Dalam sistem feodalisme, cengkeraman terwujud melalui kepemilikan mutlak atas lahan. Tanah, sebagai sumber kehidupan, bukan hanya properti, melainkan instrumen kontrol total. Seorang bangsawan atau raja mencengkeram kehidupan para petani (serf) melalui hak atas tanah. Kehidupan petani sepenuhnya bergantung pada izin untuk mengolah lahan, dan imbalannya selalu berupa porsi yang minimal, memastikan mereka tidak pernah mencapai kemandirian yang memungkinkan mereka menantang tatanan. Cengkeraman ini bersifat turun-temurun, mengunci generasi demi generasi dalam rantai kewajiban yang tidak tertulis. Kebebasan, dalam konteks ini, hanyalah ilusi; setiap napas yang diambil adalah utang kepada penguasa yang mencengkeram sumber daya utama tersebut. Ini adalah cengkeraman ekonomi yang berimplikasi pada moralitas dan hukum. Mereka yang mencoba melepaskan diri sering kali dihadapkan pada sanksi sosial dan fisik yang brutal, menegaskan bahwa pelepasan dari cengkeraman hierarki ini adalah pengkhianatan terhadap tatanan kosmik yang diyakini berlaku.

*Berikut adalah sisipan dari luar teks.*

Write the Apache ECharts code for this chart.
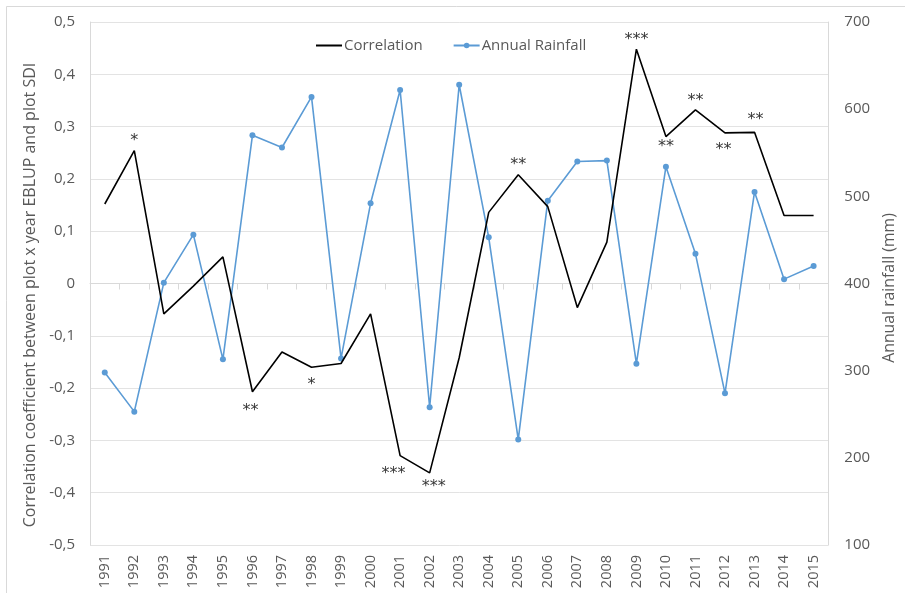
<!DOCTYPE html>
<html>
<head>
<meta charset="utf-8">
<script src="https://cdn.jsdelivr.net/npm/echarts@6/dist/echarts.min.js"></script>
<style>
  html, body { margin: 0; padding: 0; background: #fff; }
  #chart { width: 905px; height: 593px; }
</style>
</head>
<body>
<div id="chart"></div>
<script>
// Years of the study
const years = ['1991','1992','1993','1994','1995','1996','1997','1998','1999','2000',
               '2001','2002','2003','2004','2005','2006','2007','2008','2009','2010',
               '2011','2012','2013','2014','2015'];

// Correlation between plot x year EBLUP and plot SDI
const correlation = [0.152, 0.254, -0.058, -0.005, 0.051, -0.207, -0.131, -0.160, -0.153, -0.058,
                     -0.329, -0.362, -0.142, 0.136, 0.208, 0.147, -0.046, 0.079, 0.448, 0.281,
                     0.332, 0.288, 0.289, 0.130, 0.130];

// Annual rainfall (mm)
const rainfall = [298, 253, 401, 456, 313, 570, 556, 614, 314, 492,
                  622, 258, 628, 453, 221, 495, 540, 541, 308, 534,
                  434, 274, 505, 405, 420];

// Significance of each yearly correlation
const significance = ['', '*', '', '', '', '**', '', '*', '', '',
                      '***', '***', '', '', '**', '', '', '', '***', '**',
                      '**', '**', '**', '', ''];

// Where each significance mark sits relative to its point: [dx, dy] in px
const starOffset = {
  '1992': [0, -13.5], '1996': [-2, 15.5], '1998': [0, 13.5], '2001': [-6.5, 14.7],
  '2002': [4, 10], '2005': [0, -13.5], '2009': [0, -13.5], '2010': [0, 6],
  '2011': [0, -13.5], '2012': [-1.5, 12.7], '2013': [1, -17]
};

const FONT = '"Open Sans", "Noto Sans", sans-serif';
const GREY = '#595959';

const starPoints = [];
years.forEach((y, i) => {
  if (significance[i]) {
    const off = starOffset[y] || [0, -13.5];
    starPoints.push({
      value: [y, correlation[i]],
      label: { formatter: significance[i], offset: [off[0], off[1] + 4] }
    });
  }
});

const fmtCorr = v => Math.abs(v) < 1e-9 ? '0' : v.toFixed(1).replace('.', ',');

const chart = echarts.init(document.getElementById('chart'), null, { renderer: 'canvas' });
chart.setOption({
  animation: false,
  backgroundColor: '#fff',
  textStyle: { fontFamily: FONT },
  graphic: [{
    type: 'rect', silent: true,
    shape: { x: 6.5, y: 6.5, width: 950, height: 650 },
    style: { fill: 'none', stroke: '#d9d9d9', lineWidth: 1 }
  }],
  grid: { left: 90, right: 73, top: 22, bottom: 48, containLabel: false },
  legend: {
    data: [
      // plain line key, no marker
      { name: 'Correlation', itemStyle: { color: 'rgba(0,0,0,0)', opacity: 0 } },
      { name: 'Annual Rainfall' }
    ],
    left: 310, top: 33,
    itemWidth: 26, itemHeight: 7, itemGap: 30,
    lineStyle: { width: 2 },
    textStyle: { fontFamily: FONT, fontSize: 15, color: GREY, padding: [0, 0, 0, -3] }
  },
  xAxis: {
    type: 'category',
    data: years,
    boundaryGap: true,
    axisLine: { lineStyle: { color: '#d9d9d9', width: 1 } },
    axisTick: { show: true, length: 6, lineStyle: { color: '#d9d9d9' } },
    axisLabel: { rotate: 90, margin: 10, fontSize: 14.5, color: GREY, interval: 0 }
  },
  yAxis: [{
    type: 'value',
    min: -0.5, max: 0.5, interval: 0.1,
    name: 'Correlation coefficient between plot x year EBLUP and plot SDI',
    nameLocation: 'middle', nameRotate: 90, nameGap: 52,
    nameTextStyle: { fontSize: 16, color: GREY, fontFamily: FONT, padding: [0, 23, 0, 0] },
    axisLine: { show: true, lineStyle: { color: '#d9d9d9' } },
    axisTick: { show: false },
    axisLabel: { formatter: fmtCorr, fontSize: 15, color: GREY, margin: 15 },
    splitLine: { show: true, lineStyle: { color: '#e3e3e3', width: 1 } }
  }, {
    type: 'value',
    min: 100, max: 700, interval: 100,
    name: 'Annual rainfall (mm)',
    nameLocation: 'middle', nameRotate: 90, nameGap: 48,
    nameTextStyle: { fontSize: 15.8, color: GREY, fontFamily: FONT, padding: [0, 9, 0, 0] },
    axisLine: { show: true, lineStyle: { color: '#d9d9d9' } },
    axisTick: { show: false },
    axisLabel: { fontSize: 15, color: GREY, margin: 16 },
    splitLine: { show: false }
  }],
  series: [{
    name: 'Correlation',
    type: 'line',
    yAxisIndex: 0,
    data: correlation,
    symbol: 'none',
    color: '#000000',
    lineStyle: { color: '#000000', width: 1.6 },
    z: 3
  }, {
    name: 'Annual Rainfall',
    type: 'line',
    yAxisIndex: 1,
    data: rainfall,
    symbol: 'circle',
    symbolSize: 6,
    color: '#5b9bd5',
    itemStyle: { color: '#5b9bd5' },
    lineStyle: { color: '#5b9bd5', width: 1.6 },
    z: 2
  }, {
    name: 'Significance',
    type: 'scatter',
    yAxisIndex: 0,
    data: starPoints,
    symbol: 'circle',
    symbolSize: 1,
    itemStyle: { color: 'rgba(0,0,0,0)' },
    label: {
      show: true, position: 'inside',
      fontFamily: '"DejaVu Sans", sans-serif', fontSize: 16, color: '#000'
    },
    silent: true,
    z: 4
  }]
});
</script>
</body>
</html>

Perluasan analisis mengenai cengkeraman feodal memperlihatkan bagaimana kekuatan naratif agama seringkali digunakan untuk memperkuat belenggu ini. Penguasa sering mengklaim mandat ilahi—bahwa cengkeraman mereka adalah kehendak Tuhan. Dengan demikian, menentang cengkeraman politik berarti menentang cengkeraman spiritual, menjadikannya dosa dan pemberontakan. Kombinasi antara kontrol ekonomi yang mencengkeram perut dan kontrol spiritual yang mencengkeram jiwa menciptakan penjara total yang hampir tidak memiliki celah. Bahkan ketika sistem feodal secara formal runtuh, mekanisme psikologis dan struktur sosial yang diwariskannya terus mencengkeram pola pikir masyarakat selama berabad-abad, mempengaruhi pembagian kelas dan persepsi terhadap otoritas hingga kini.

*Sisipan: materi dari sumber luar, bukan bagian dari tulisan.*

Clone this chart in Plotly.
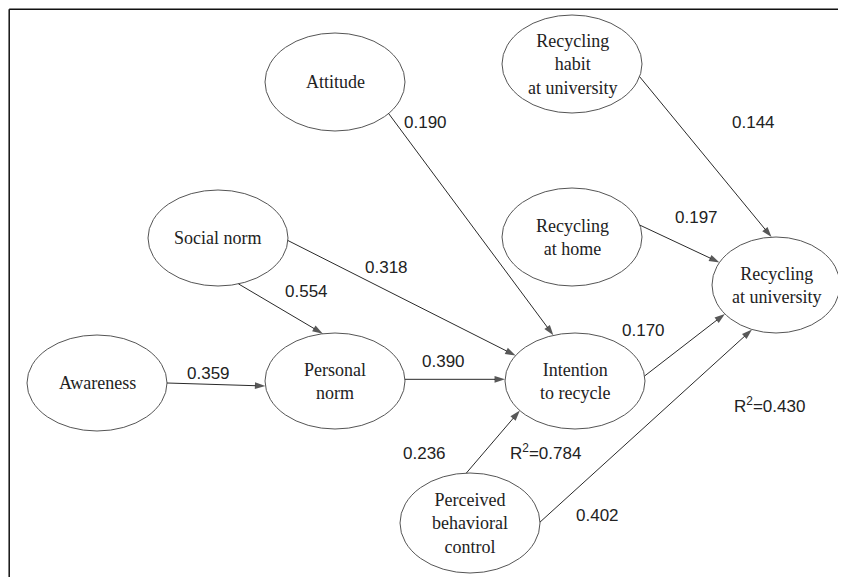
import math
import plotly.graph_objects as go

# ---------------- data ----------------
node_ids = ["att", "habit", "social", "home", "univ", "aware", "pnorm", "intent", "pbc"]
node_labels = ["Attitude", "Recycling<br>habit<br>at university", "Social norm",
               "Recycling<br>at home", "Recycling<br>at university", "Awareness",
               "Personal<br>norm", "Intention<br>to recycle", "Perceived<br>behavioral<br>control"]

path_from = ["att", "social", "social", "aware", "pnorm", "pbc", "intent", "pbc", "home", "habit"]
path_to = ["intent", "intent", "pnorm", "pnorm", "intent", "intent", "univ", "univ", "univ", "univ"]
path_coef = ["0.190", "0.318", "0.554", "0.359", "0.390", "0.236", "0.170", "0.402", "0.197", "0.144"]

r2_nodes = ["intent", "univ"]
r2_values = ["0.784", "0.430"]

# ---------------- layout (pixel geometry of the page, y downward) ----------------
PAGE_W, PAGE_H = 846, 585
OFF = 8  # page body margin (both sides)
W, H = PAGE_W - 2 * OFF, PAGE_H - 2 * OFF
node_geom = {  # cx, cy, rx, ry
    "att": (335, 82, 70, 49),
    "habit": (572, 64, 70, 49),
    "social": (218, 238, 70, 48),
    "home": (572, 237, 70, 49),
    "univ": (776, 285, 64, 48),
    "aware": (97, 383, 70, 48),
    "pnorm": (335, 381, 70, 48),
    "intent": (575, 381, 70, 48),
    "pbc": (470, 523, 70, 50),
}
# attachment angles (deg) on source / target ellipse for each path
edge_angles = [(40, -108), (3, -148), (73, -100), (0, 174), (-2, 182),
               (-93, 142), (-6, 143), (-1, 112), (-14, -152), (15, -94)]
coef_pos = [(425, 122), (386, 267), (306, 291), (208, 373), (443, 361),
            (424, 453), (643, 330), (597, 515), (696, 217), (753, 122)]
r2_pos = {"intent": (545, 452), "univ": (769, 405)}


def pt(node, ang):
    cx, cy, rx, ry = node_geom[node]
    a = math.radians(ang)
    return cx + rx * math.cos(a), cy + ry * math.sin(a)


fig = go.Figure()

shapes = []
annotations = []
node_col = "#555555"
line_col = "#2a2a2a"

# border (top and left), as close to the page corner as the page allows
BX = OFF + 1.2
shapes.append(dict(type="line", xref="x", yref="y", x0=BX, y0=BX, x1=PAGE_W, y1=BX,
                   line=dict(color="#111111", width=1.5)))
shapes.append(dict(type="line", xref="x", yref="y", x0=BX, y0=BX, x1=BX, y1=PAGE_H,
                   line=dict(color="#111111", width=1.5)))

for nid, lab in zip(node_ids, node_labels):
    cx, cy, rx, ry = node_geom[nid]
    shapes.append(dict(type="circle", xref="x", yref="y", x0=cx - rx, x1=cx + rx,
                       y0=cy - ry, y1=cy + ry, line=dict(color=node_col, width=1),
                       fillcolor="white", layer="below"))
    annotations.append(dict(x=cx, y=cy, xref="x", yref="y", text=lab, showarrow=False,
                            font=dict(family="Liberation Serif", size=18, color="#222222"),
                            align="center"))

for f, t, c, (a0, a1), (lx, ly) in zip(path_from, path_to, path_coef, edge_angles, coef_pos):
    sx, sy = pt(f, a0)
    tx, ty = pt(t, a1)
    fig.add_trace(go.Scatter(
        x=[sx, tx], y=[sy, ty], mode="lines+markers",
        line=dict(color=line_col, width=1),
        marker=dict(symbol="arrow", angleref="previous", size=[0, 11], color="#111111",
                    line=dict(width=0)),
        hoverinfo="skip", showlegend=False))
    annotations.append(dict(x=lx, y=ly, xref="x", yref="y", text=c, showarrow=False,
                            font=dict(family="Liberation Sans", size=17, color="#222222")))

for n, v in zip(r2_nodes, r2_values):
    lx, ly = r2_pos[n]
    annotations.append(dict(x=lx, y=ly, xref="x", yref="y", text="R<sup>2</sup>=" + v,
                            showarrow=False,
                            font=dict(family="Liberation Sans", size=17, color="#222222")))

fig.update_layout(
    width=W, height=H, margin=dict(l=0, r=0, t=0, b=0),
    paper_bgcolor="white", plot_bgcolor="white",
    xaxis=dict(range=[OFF, OFF + W], visible=False, fixedrange=True),
    yaxis=dict(range=[OFF + H, OFF], visible=False, fixedrange=True),
    shapes=shapes, annotations=annotations, showlegend=False,
)
fig.write_html("out.html", config={"displayModeBar": False})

Bentuk cengkeraman lain yang lebih luas dan merusak adalah kolonialisme. Di sini, sebuah kekuatan asing mencengkeram seluruh bangsa, bukan hanya tanahnya. Cengkeraman kolonialisme melibatkan tiga tingkat kontrol: kontrol sumber daya alam (eksploitasi), kontrol administrasi politik (pemerintahan boneka), dan yang paling halus, kontrol narasi kultural. Kekuatan penjajah berupaya mencengkeram identitas masyarakat yang dijajah, meyakinkan mereka bahwa budaya mereka sendiri inferior dan bahwa keselamatan hanya dapat ditemukan melalui imitasi atau asimilasi terhadap peradaban penjajah. Cengkeraman psikologis ini, yang oleh para filsuf pasca-kolonial disebut sebagai penjajahan pikiran, jauh lebih sulit dihilangkan daripada sekadar mengusir pasukan militer.
Cengkeraman imperialisme modern, yang sering disebut neo-kolonialisme, beroperasi melalui saluran ekonomi dan hutang. Kekuatan-kekuatan global menggunakan alat finansial untuk mencengkeram negara-negara berkembang, mendikte kebijakan moneter, dan memaksa privatisasi aset nasional. Negara yang terjerat hutang terpaksa menyerahkan kedaulatan ekonominya, menempatkannya kembali di bawah cengkeraman tak terlihat yang lebih canggih daripada senapan dan kapal perang. Kekuatan hutang ini adalah cengkeraman kontemporer yang paling ganas, karena ia beroperasi di balik fasad kesepakatan 'sukarela' dan 'pembangunan', sementara secara efektif melucuti kemampuan suatu bangsa untuk menentukan nasibnya sendiri. Untuk melepaskan diri dari cengkeraman ini, diperlukan bukan hanya revolusi politik, tetapi restrukturisasi total terhadap paradigma ekonomi global yang berlaku.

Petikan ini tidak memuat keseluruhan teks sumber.